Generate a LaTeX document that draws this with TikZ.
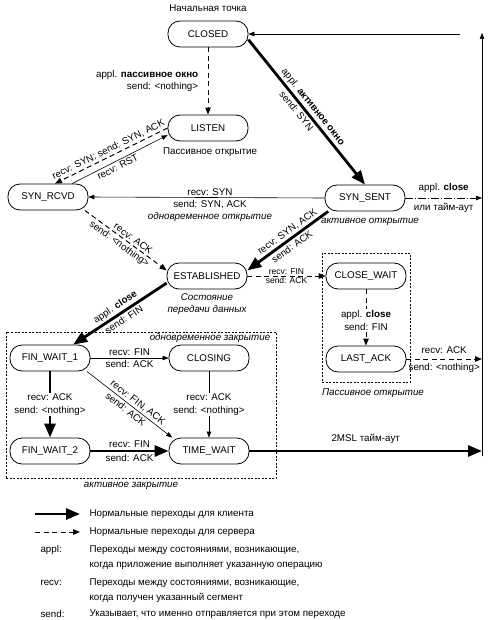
\documentclass[tikz,border=0pt]{standalone}
\usepackage{fontspec}
\setmainfont{Liberation Sans}
\usetikzlibrary{arrows.meta}
\begin{document}
\begin{tikzpicture}[x=1pt,y=-1pt,
  font=\fontsize{9.8}{11}\selectfont,
  state/.style={draw, rectangle, rounded corners=12pt, line width=0.8pt, minimum width=80pt, minimum height=26pt, inner sep=1pt},
  thickarr/.style={line width=2.8pt, -{Triangle[length=14pt,width=11pt]}},
  thinarr/.style={line width=0.6pt, -{Triangle[length=6pt,width=4.5pt]}},
  dasharr/.style={line width=1pt, dash pattern=on 5pt off 3.5pt, -{Triangle[length=7pt,width=5.5pt]}},
  dotarr/.style={line width=0.6pt, dash pattern=on 8pt off 2pt on 1pt off 2pt, -{Triangle[length=6pt,width=4.5pt]}},
  frame/.style={draw, line width=0.6pt, dash pattern=on 2pt off 1.5pt},
  lbl/.style={inner sep=2pt},
  itl/.style={font=\fontsize{9.8}{11}\selectfont\itshape},
  small/.style={font=\fontsize{8.5}{9}\selectfont, inner sep=0.5pt},
  wlbl/.style={fill=white, align=center, inner sep=1pt, font=\fontsize{9.8}{12.5}\selectfont},
]
\useasboundingbox (0,0) rectangle (488,620);

% states
\node[state] (closed) at (208,34) {CLOSED};
\node[state] (listen) at (208,128) {LISTEN};
\node[state] (synrcvd) at (48,197) {SYN\_RCVD};
\node[state] (synsent) at (365,198) {SYN\_SENT};
\node[state] (estab) at (207,276) {ESTABLISHED};
\node[state] (closewait) at (366,276) {CLOSE\_WAIT};
\node[state] (lastack) at (366,359) {LAST\_ACK};
\node[state] (fw1) at (50,358) {FIN\_WAIT\_1};
\node[state] (closing) at (209,358) {CLOSING};
\node[state] (fw2) at (50,451) {FIN\_WAIT\_2};
\node[state] (timewait) at (209,451) {TIME\_WAIT};

% helper coordinates
\coordinate (br) at (482,451);
\coordinate (bv) at (482,456);
\coordinate (tr) at (482,33);
\coordinate (tl) at (460,34);
\coordinate (rs) at (482,198);
\coordinate (rl) at (482,359);

% boxes
\node[frame, minimum width=88pt, minimum height=129pt] (pbox) at (366,317.5) {};
\node[frame, minimum width=270pt, minimum height=146pt] (abox) at (141,405) {};

% free labels
\node (start) at (208,8) {Начальная точка};
\node (plisten) at (210,152) {Пассивное открытие};
\node[itl] (simopen) at (210,217) {одновременное открытие};
\node[itl] (actopen) at (370,222) {активное открытие};
\node[itl, align=center, font=\fontsize{9.8}{12}\selectfont\itshape] (dtrans) at (207,304) {Состояние\\передачи данных};
\node[itl] (pclose) at (373,393) {Пассивное открытие};
\node[itl] (simclose) at (210,338) {одновременное закрытие};
\node[itl] (actclose) at (131,486) {активное закрытие};

% transitions
\draw[dasharr] (closed.south) -- (listen.north)
  node[midway, left=6pt, align=right, font=\fontsize{9.8}{12}\selectfont] {appl. \textbf{пассивное окно}\\send: <nothing>};
\draw[thickarr] (closed.-8) -- (synsent.north)
  node[pos=0.5, sloped, above, lbl] {appl. \textbf{активное окно}}
  node[pos=0.46, sloped, below, lbl] {send: SYN};
\draw[dasharr] (listen.west) -- ([xshift=7pt]synrcvd.north)
  node[midway, sloped, above, lbl] {recv: SYN; send: SYN, ACK};
\draw[thinarr] ([xshift=24pt]synrcvd.north) -- (listen.-170)
  node[pos=0.45, sloped, below, lbl] {recv: RST};
\draw[thinarr] (synsent.west) -- (synrcvd.east);
\node (l1) at (210,192) {recv: SYN};
\node (l2) at (210,205) {send: SYN, ACK};
\draw[dasharr] (synrcvd.-20) -- (estab.172)
  node[pos=0.55, sloped, above, lbl] {recv: ACK}
  node[pos=0.47, sloped, below, lbl] {send: <nothing>};
\draw[thickarr] (synsent.-160) -- (estab.8)
  node[pos=0.45, sloped, above, lbl] {recv: SYN, ACK}
  node[pos=0.5, sloped, below, lbl] {send: ACK};
\draw[dasharr] (estab.east) -- (closewait.west)
  node[midway, above, small] {recv: FIN}
  node[midway, below, small] {send: ACK};
\draw[dasharr] (closewait.south) -- (lastack.north)
  node[pos=0.55, wlbl] {appl. \textbf{close}\\send: FIN};
\draw[thickarr] (estab.-170) -- (fw1.30)
  node[midway, sloped, above, lbl] {appl. \textbf{close}}
  node[midway, sloped, below, lbl] {send: FIN};
\draw[thinarr] (fw1.east) -- (closing.west)
  node[midway, above, lbl] {recv: FIN}
  node[midway, below, lbl] {send: ACK};
\draw[thinarr] (fw1.-20) -- (timewait.160)
  node[pos=0.55, sloped, above, lbl] {recv: FIN, ACK}
  node[pos=0.5, sloped, below, lbl] {send: ACK};
\draw[thickarr] (fw1.south) -- (fw2.north)
  node[midway, wlbl] {recv: ACK\\send: <nothing>};
\draw[thinarr] (closing.south) -- (timewait.north)
  node[midway, wlbl] {recv: ACK\\send: <nothing>};
\draw[thickarr] (fw2.east) -- (timewait.west)
  node[midway, above, lbl] {recv: FIN}
  node[midway, below, lbl] {send: ACK};
\draw[thickarr] (timewait.east) -- (br)
  node[midway, above=3pt] {2MSL тайм-аут};
\draw[thinarr] (bv) -- (tr);
\draw[thinarr] (tl) -- (closed.east);
\draw[dotarr] (synsent.east) -- (rs)
  node[midway, above=2pt] {appl. \textbf{close}}
  node[midway, below=2pt] {или тайм-аут};
\draw[dasharr] (lastack.east) -- (rl)
  node[midway, above=2pt] {recv: ACK}
  node[midway, below=1pt] {send: <nothing>};

% legend
\coordinate (la1) at (35,514);
\coordinate (lb1) at (80,514);
\coordinate (la2) at (35,532);
\coordinate (lb2) at (80,532);
\draw[thickarr] (la1) -- (lb1);
\draw[dasharr] (la2) -- (lb2);
\node[anchor=west] (t1) at (86,514) {Нормальные переходы для клиента};
\node[anchor=west] (t2) at (86,532) {Нормальные переходы для сервера};
\node[anchor=west] (k1) at (37,550) {appl:};
\node[anchor=west] (t3) at (86,550) {Переходы между состояниями, возникающие,};
\node[anchor=west] (t4) at (86,566) {когда приложение выполняет указанную операцию};
\node[anchor=west] (k2) at (37,583) {recv:};
\node[anchor=west] (t5) at (86,583) {Переходы между состояниями, возникающие,};
\node[anchor=west] (t6) at (86,598) {когда получен указанный сегмент};
\node[anchor=west] (k3) at (37,614) {send:};
\node[anchor=west] (t7) at (86,614) {Указывает, что именно отправляется при этом переходе};
\end{tikzpicture}
\end{document}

= TASK INSTRUCTIONS =
Transcribe the preceding listing in its entirety and with exact wording, leaving out pictures.

= THE REPLY =
Generate a LaTeX document that draws this with TikZ.
\documentclass[tikz,border=0pt]{standalone}
\usepackage{fontspec}
\setmainfont{Liberation Sans}
\usetikzlibrary{arrows.meta}
\begin{document}
\begin{tikzpicture}[x=1pt,y=-1pt,
  font=\fontsize{9.8}{11}\selectfont,
  state/.style={draw, rectangle, rounded corners=12pt, line width=0.8pt, minimum width=80pt, minimum height=26pt, inner sep=1pt},
  thickarr/.style={line width=2.8pt, -{Triangle[length=14pt,width=11pt]}},
  thinarr/.style={line width=0.6pt, -{Triangle[length=6pt,width=4.5pt]}},
  dasharr/.style={line width=1pt, dash pattern=on 5pt off 3.5pt, -{Triangle[length=7pt,width=5.5pt]}},
  dotarr/.style={line width=0.6pt, dash pattern=on 8pt off 2pt on 1pt off 2pt, -{Triangle[length=6pt,width=4.5pt]}},
  frame/.style={draw, line width=0.6pt, dash pattern=on 2pt off 1.5pt},
  lbl/.style={inner sep=2pt},
  itl/.style={font=\fontsize{9.8}{11}\selectfont\itshape},
  small/.style={font=\fontsize{8.5}{9}\selectfont, inner sep=0.5pt},
  wlbl/.style={fill=white, align=center, inner sep=1pt, font=\fontsize{9.8}{12.5}\selectfont},
]
\useasboundingbox (0,0) rectangle (488,620);

% states
\node[state] (closed) at (208,34) {CLOSED};
\node[state] (listen) at (208,128) {LISTEN};
\node[state] (synrcvd) at (48,197) {SYN\_RCVD};
\node[state] (synsent) at (365,198) {SYN\_SENT};
\node[state] (estab) at (207,276) {ESTABLISHED};
\node[state] (closewait) at (366,276) {CLOSE\_WAIT};
\node[state] (lastack) at (366,359) {LAST\_ACK};
\node[state] (fw1) at (50,358) {FIN\_WAIT\_1};
\node[state] (closing) at (209,358) {CLOSING};
\node[state] (fw2) at (50,451) {FIN\_WAIT\_2};
\node[state] (timewait) at (209,451) {TIME\_WAIT};

% helper coordinates
\coordinate (br) at (482,451);
\coordinate (bv) at (482,456);
\coordinate (tr) at (482,33);
\coordinate (tl) at (460,34);
\coordinate (rs) at (482,198);
\coordinate (rl) at (482,359);

% boxes
\node[frame, minimum width=88pt, minimum height=129pt] (pbox) at (366,317.5) {};
\node[frame, minimum width=270pt, minimum height=146pt] (abox) at (141,405) {};

% free labels
\node (start) at (208,8) {Начальная точка};
\node (plisten) at (210,152) {Пассивное открытие};
\node[itl] (simopen) at (210,217) {одновременное открытие};
\node[itl] (actopen) at (370,222) {активное открытие};
\node[itl, align=center, font=\fontsize{9.8}{12}\selectfont\itshape] (dtrans) at (207,304) {Состояние\\передачи данных};
\node[itl] (pclose) at (373,393) {Пассивное открытие};
\node[itl] (simclose) at (210,338) {одновременное закрытие};
\node[itl] (actclose) at (131,486) {активное закрытие};

% transitions
\draw[dasharr] (closed.south) -- (listen.north)
  node[midway, left=6pt, align=right, font=\fontsize{9.8}{12}\selectfont] {appl. \textbf{пассивное окно}\\send: <nothing>};
\draw[thickarr] (closed.-8) -- (synsent.north)
  node[pos=0.5, sloped, above, lbl] {appl. \textbf{активное окно}}
  node[pos=0.46, sloped, below, lbl] {send: SYN};
\draw[dasharr] (listen.west) -- ([xshift=7pt]synrcvd.north)
  node[midway, sloped, above, lbl] {recv: SYN; send: SYN, ACK};
\draw[thinarr] ([xshift=24pt]synrcvd.north) -- (listen.-170)
  node[pos=0.45, sloped, below, lbl] {recv: RST};
\draw[thinarr] (synsent.west) -- (synrcvd.east);
\node (l1) at (210,192) {recv: SYN};
\node (l2) at (210,205) {send: SYN, ACK};
\draw[dasharr] (synrcvd.-20) -- (estab.172)
  node[pos=0.55, sloped, above, lbl] {recv: ACK}
  node[pos=0.47, sloped, below, lbl] {send: <nothing>};
\draw[thickarr] (synsent.-160) -- (estab.8)
  node[pos=0.45, sloped, above, lbl] {recv: SYN, ACK}
  node[pos=0.5, sloped, below, lbl] {send: ACK};
\draw[dasharr] (estab.east) -- (closewait.west)
  node[midway, above, small] {recv: FIN}
  node[midway, below, small] {send: ACK};
\draw[dasharr] (closewait.south) -- (lastack.north)
  node[pos=0.55, wlbl] {appl. \textbf{close}\\send: FIN};
\draw[thickarr] (estab.-170) -- (fw1.30)
  node[midway, sloped, above, lbl] {appl. \textbf{close}}
  node[midway, sloped, below, lbl] {send: FIN};
\draw[thinarr] (fw1.east) -- (closing.west)
  node[midway, above, lbl] {recv: FIN}
  node[midway, below, lbl] {send: ACK};
\draw[thinarr] (fw1.-20) -- (timewait.160)
  node[pos=0.55, sloped, above, lbl] {recv: FIN, ACK}
  node[pos=0.5, sloped, below, lbl] {send: ACK};
\draw[thickarr] (fw1.south) -- (fw2.north)
  node[midway, wlbl] {recv: ACK\\send: <nothing>};
\draw[thinarr] (closing.south) -- (timewait.north)
  node[midway, wlbl] {recv: ACK\\send: <nothing>};
\draw[thickarr] (fw2.east) -- (timewait.west)
  node[midway, above, lbl] {recv: FIN}
  node[midway, below, lbl] {send: ACK};
\draw[thickarr] (timewait.east) -- (br)
  node[midway, above=3pt] {2MSL тайм-аут};
\draw[thinarr] (bv) -- (tr);
\draw[thinarr] (tl) -- (closed.east);
\draw[dotarr] (synsent.east) -- (rs)
  node[midway, above=2pt] {appl. \textbf{close}}
  node[midway, below=2pt] {или тайм-аут};
\draw[dasharr] (lastack.east) -- (rl)
  node[midway, above=2pt] {recv: ACK}
  node[midway, below=1pt] {send: <nothing>};

% legend
\coordinate (la1) at (35,514);
\coordinate (lb1) at (80,514);
\coordinate (la2) at (35,532);
\coordinate (lb2) at (80,532);
\draw[thickarr] (la1) -- (lb1);
\draw[dasharr] (la2) -- (lb2);
\node[anchor=west] (t1) at (86,514) {Нормальные переходы для клиента};
\node[anchor=west] (t2) at (86,532) {Нормальные переходы для сервера};
\node[anchor=west] (k1) at (37,550) {appl:};
\node[anchor=west] (t3) at (86,550) {Переходы между состояниями, возникающие,};
\node[anchor=west] (t4) at (86,566) {когда приложение выполняет указанную операцию};
\node[anchor=west] (k2) at (37,583) {recv:};
\node[anchor=west] (t5) at (86,583) {Переходы между состояниями, возникающие,};
\node[anchor=west] (t6) at (86,598) {когда получен указанный сегмент};
\node[anchor=west] (k3) at (37,614) {send:};
\node[anchor=west] (t7) at (86,614) {Указывает, что именно отправляется при этом переходе};
\end{tikzpicture}
\end{document}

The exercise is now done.